Students call for improvements to the current campus recycling system

schedule 2 min read

Illustration by Tyler Carpenter

Students who are investigating campus recycling are striving to create awareness in order to improve the recycling system.

Whitney Miller, Toree Douglas, Jessica Olsen and Merry Nguyen, students and environmentalists, observed the recycling system at UVU with a mission to make a change.

The sustainability committee on campus found that the Environmental Protection Agency estimates that 75 percent of the American waste stream is recyclable, but only about 30 percent is recycled. In an effort to solve funding issues and improve recycling on campus this committee turned to research conducted by Miller, Douglas, Olsen and Nguyen to understand how other Utah schools maintain a functioning recycling system.

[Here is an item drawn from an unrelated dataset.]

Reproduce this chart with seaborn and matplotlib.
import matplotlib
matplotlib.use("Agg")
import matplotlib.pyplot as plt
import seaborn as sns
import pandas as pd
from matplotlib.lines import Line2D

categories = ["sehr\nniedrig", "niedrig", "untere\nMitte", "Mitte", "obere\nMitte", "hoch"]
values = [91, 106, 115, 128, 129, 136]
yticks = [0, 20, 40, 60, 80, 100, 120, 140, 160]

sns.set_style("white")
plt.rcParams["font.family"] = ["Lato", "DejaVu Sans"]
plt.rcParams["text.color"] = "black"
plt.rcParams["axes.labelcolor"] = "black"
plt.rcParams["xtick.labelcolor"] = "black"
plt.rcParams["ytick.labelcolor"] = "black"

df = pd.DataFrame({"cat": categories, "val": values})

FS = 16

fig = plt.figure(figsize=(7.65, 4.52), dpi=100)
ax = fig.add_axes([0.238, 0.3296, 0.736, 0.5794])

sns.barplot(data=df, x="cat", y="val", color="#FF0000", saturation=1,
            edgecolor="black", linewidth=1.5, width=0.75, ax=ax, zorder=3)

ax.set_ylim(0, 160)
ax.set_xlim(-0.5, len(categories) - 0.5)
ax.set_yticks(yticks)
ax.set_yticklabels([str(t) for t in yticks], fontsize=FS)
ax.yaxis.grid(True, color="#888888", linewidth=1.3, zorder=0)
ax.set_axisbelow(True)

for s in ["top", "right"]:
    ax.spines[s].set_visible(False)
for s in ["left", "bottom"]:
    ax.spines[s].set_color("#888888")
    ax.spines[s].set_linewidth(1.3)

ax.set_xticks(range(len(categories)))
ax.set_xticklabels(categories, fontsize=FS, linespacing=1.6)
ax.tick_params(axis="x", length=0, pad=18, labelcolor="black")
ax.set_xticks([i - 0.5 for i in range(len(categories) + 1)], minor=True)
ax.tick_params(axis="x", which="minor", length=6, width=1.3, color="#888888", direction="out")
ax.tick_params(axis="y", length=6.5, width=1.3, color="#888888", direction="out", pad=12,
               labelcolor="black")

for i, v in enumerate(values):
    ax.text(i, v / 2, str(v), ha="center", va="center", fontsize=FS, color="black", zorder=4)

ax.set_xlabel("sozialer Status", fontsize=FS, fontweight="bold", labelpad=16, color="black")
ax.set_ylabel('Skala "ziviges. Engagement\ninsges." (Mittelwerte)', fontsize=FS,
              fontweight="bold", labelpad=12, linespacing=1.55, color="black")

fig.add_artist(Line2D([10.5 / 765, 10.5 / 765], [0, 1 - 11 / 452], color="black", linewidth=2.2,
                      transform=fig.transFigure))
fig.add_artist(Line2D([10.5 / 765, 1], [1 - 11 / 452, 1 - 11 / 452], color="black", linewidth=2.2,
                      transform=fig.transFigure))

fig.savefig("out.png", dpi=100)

At Salt Lake Community College, Nguyen and Miller found that students had petitioned to add $1.50 to student fees in order to raise the funds needed for a sustainable system. However, in an effort to decrease student fees, faculty continue to investigate in other ways to obtain the funds, according to Colleen Bye, chair of UVU’s sustainability committee.

“The school does not prioritize the funding to sustain an effective recycling center,” Nguyen said. “The staff is not given the resources to dedicate to planning a recycling center. There is a lack of education about sustainability and recycling within the student body, which leads to less of a motivation to initiate a recycling center.”

McKenna Finch, a senior history major and intern to Val Peterson, the vice president of Finance and Administration, confirmed that funding is the issue for becoming more sustainable.

“Some of the current flaws of UVU’s sustainability stem from lack of funds,” Finch said.

“[We are] constantly looking for additional ways to promote sustainability,” Holland said in response to sustainability day. “Along with the rest of the community, we must do more to ensure a viable quality of life for ourselves and for future generations.”

According to the recycling page on UVU’s website, sustainability and recycling are a high priority on campus. For this reason, those who support the sustainability committee continue to look for alternative ways to improve recycling on campus.

“UVU is looking at various options for additional funding for recycling program such as a grant and improving income generated by materials,” Bye said. ”We have not ruled out a student petition, but we are interested in first seeing the efforts of tracking and revamping our current program.”